Harvard has made its share of mistakes, as I’ve pointed out from time to time. Dismissing Barry Sullivan from his deanship for defending an unpopular legal client was a very recent one. But Harvard made the right call on Kyle Kashuv. You could say that a display of juvenile one-upsmanship, however offensive, should not in and of itself cost one a college admission (except that sixteen is not juvenile, and the post revealed was not Kashuv’s only racist one). You could say that stepping figuratively over the bodies of your slain classmates to become a junior spokesman for the gun lobby was not an utterly cynical act of self-promotion but an expression of sincere principle. But you can’t tell the university you’re applying to to prove it isn’t racist by accepting your explanation of your own racism. You can’t conveniently wrap yourself in your Jewish heritage after saying that Jews should be exterminated.

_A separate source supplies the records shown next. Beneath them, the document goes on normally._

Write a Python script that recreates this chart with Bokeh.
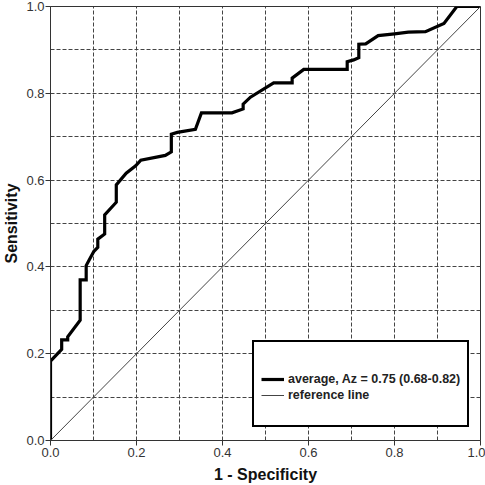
from bokeh.plotting import figure
from bokeh.models import Range1d, FixedTicker, PrintfTickFormatter, Legend, LegendItem
from bokeh.embed import file_html
from bokeh.resources import INLINE

# ROC curve (1 - specificity, sensitivity)
fpr = [0.0, 0.0, 0.026, 0.026, 0.040, 0.040, 0.069, 0.069, 0.083, 0.083,
       0.089, 0.101, 0.110, 0.110, 0.126, 0.126, 0.153, 0.153, 0.176, 0.198,
       0.210, 0.267, 0.281, 0.281, 0.295, 0.337, 0.351, 0.422, 0.448, 0.448,
       0.465, 0.519, 0.562, 0.562, 0.589, 0.690, 0.690, 0.705, 0.717, 0.717,
       0.733, 0.762, 0.800, 0.832, 0.872, 0.915, 0.945, 1.0]
tpr = [0.0, 0.183, 0.210, 0.232, 0.232, 0.239, 0.277, 0.370, 0.370, 0.403,
       0.414, 0.436, 0.445, 0.464, 0.476, 0.520, 0.549, 0.589, 0.616, 0.633,
       0.646, 0.657, 0.665, 0.706, 0.710, 0.717, 0.755, 0.755, 0.764, 0.775,
       0.791, 0.824, 0.824, 0.835, 0.855, 0.855, 0.873, 0.877, 0.882, 0.913,
       0.914, 0.933, 0.937, 0.941, 0.942, 0.961, 1.0, 1.0]

ref_x = [0.0, 1.0]
ref_y = [0.0, 1.0]

major_ticks = [0.0, 0.2, 0.4, 0.6, 0.8, 1.0]
grid_ticks = [0.1, 0.2, 0.3, 0.4, 0.5, 0.6, 0.7, 0.8, 0.9]

curve_label = "average, Az = 0.75 (0.68-0.82)"
ref_label = "reference line"
x_title = "1 - Specificity"
y_title = "Sensitivity"

FONT = "Liberation Sans"

p = figure(width=485, height=485, x_range=Range1d(0, 1), y_range=Range1d(0, 1),
           output_backend="svg", toolbar_location=None,
           min_border_top=6, min_border_right=5, min_border_left=0, min_border_bottom=0)
p.background_fill_color = "white"
p.border_fill_color = "white"
p.outline_line_color = "#333333"
p.outline_line_width = 1

for ax in (p.xaxis[0], p.yaxis[0]):
    ax.ticker = FixedTicker(ticks=major_ticks)
    ax.formatter = PrintfTickFormatter(format="%.1f")
    ax.minor_tick_line_color = None
    ax.major_tick_in = 0
    ax.major_tick_out = 5
    ax.major_tick_line_color = "#333333"
    ax.axis_line_color = "#333333"
    ax.major_label_text_font = FONT
    ax.major_label_text_font_size = "13px"
    ax.major_label_text_color = "#333333"
    ax.axis_label_text_font = FONT
    ax.axis_label_text_font_style = "bold"
    ax.axis_label_text_font_size = "16px"
    ax.axis_label_text_color = "#111111"

p.xaxis[0].axis_label = x_title
p.yaxis[0].axis_label = y_title
p.xaxis[0].major_label_standoff = 2
p.yaxis[0].major_label_standoff = 1
p.xaxis[0].axis_label_standoff = 6
p.yaxis[0].axis_label_standoff = 3

for g in (p.xgrid[0], p.ygrid[0]):
    g.ticker = FixedTicker(ticks=grid_ticks)
    g.grid_line_color = "#444444"
    g.grid_line_dash = "4 2"
    g.grid_line_width = 1

r_curve = p.line(fpr, tpr, line_color="black", line_width=3.2, line_join="miter")
r_ref = p.line(ref_x, ref_y, line_color="#444444", line_width=1)
# invisible renderer used only to leave an empty row at the bottom of the legend box
r_blank = p.line(ref_x, ref_y, line_alpha=0)

legend = Legend(items=[LegendItem(label=curve_label, renderers=[r_curve]),
                       LegendItem(label=ref_label, renderers=[r_ref]),
                       LegendItem(label=" ", renderers=[r_blank])],
                location=(202, 13))
legend.title = " "
legend.title_text_font_size = "14px"
legend.title_standoff = 7
legend.border_line_color = "black"
legend.border_line_alpha = 1
legend.border_line_width = 2.5
legend.background_fill_color = "white"
legend.background_fill_alpha = 1
legend.padding = 7
legend.spacing = 2
legend.label_height = 14
legend.glyph_height = 14
legend.glyph_width = 23
legend.label_standoff = 4
legend.label_text_font = FONT
legend.label_text_font_style = "bold"
legend.label_text_font_size = "12.5px"
legend.label_text_color = "#222222"
legend.margin = 0
p.add_layout(legend, "center")

open("out.html", "w").write(file_html(p, INLINE))
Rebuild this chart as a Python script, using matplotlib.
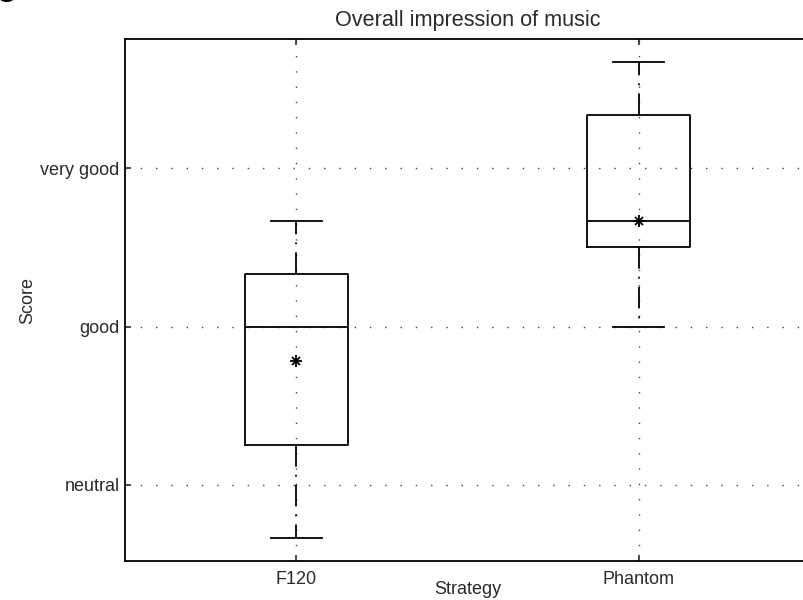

The Jewish students at Harvard don’t need the embarrassment and offense of Kyle Kashuv in their midst. Black students at Harvard don’t need someone who makes their own education seem disvalued. Yes, Harvard has discriminated against both groups in the past. But that is all the more reason to spare them the insult Kashuv’s presence would bring.

As for Kashuv himself, he will certainly land on his feet. Anyone with his capacity for self-serving mendacity and his complete absence of principle will surely find a home in modern conservatism.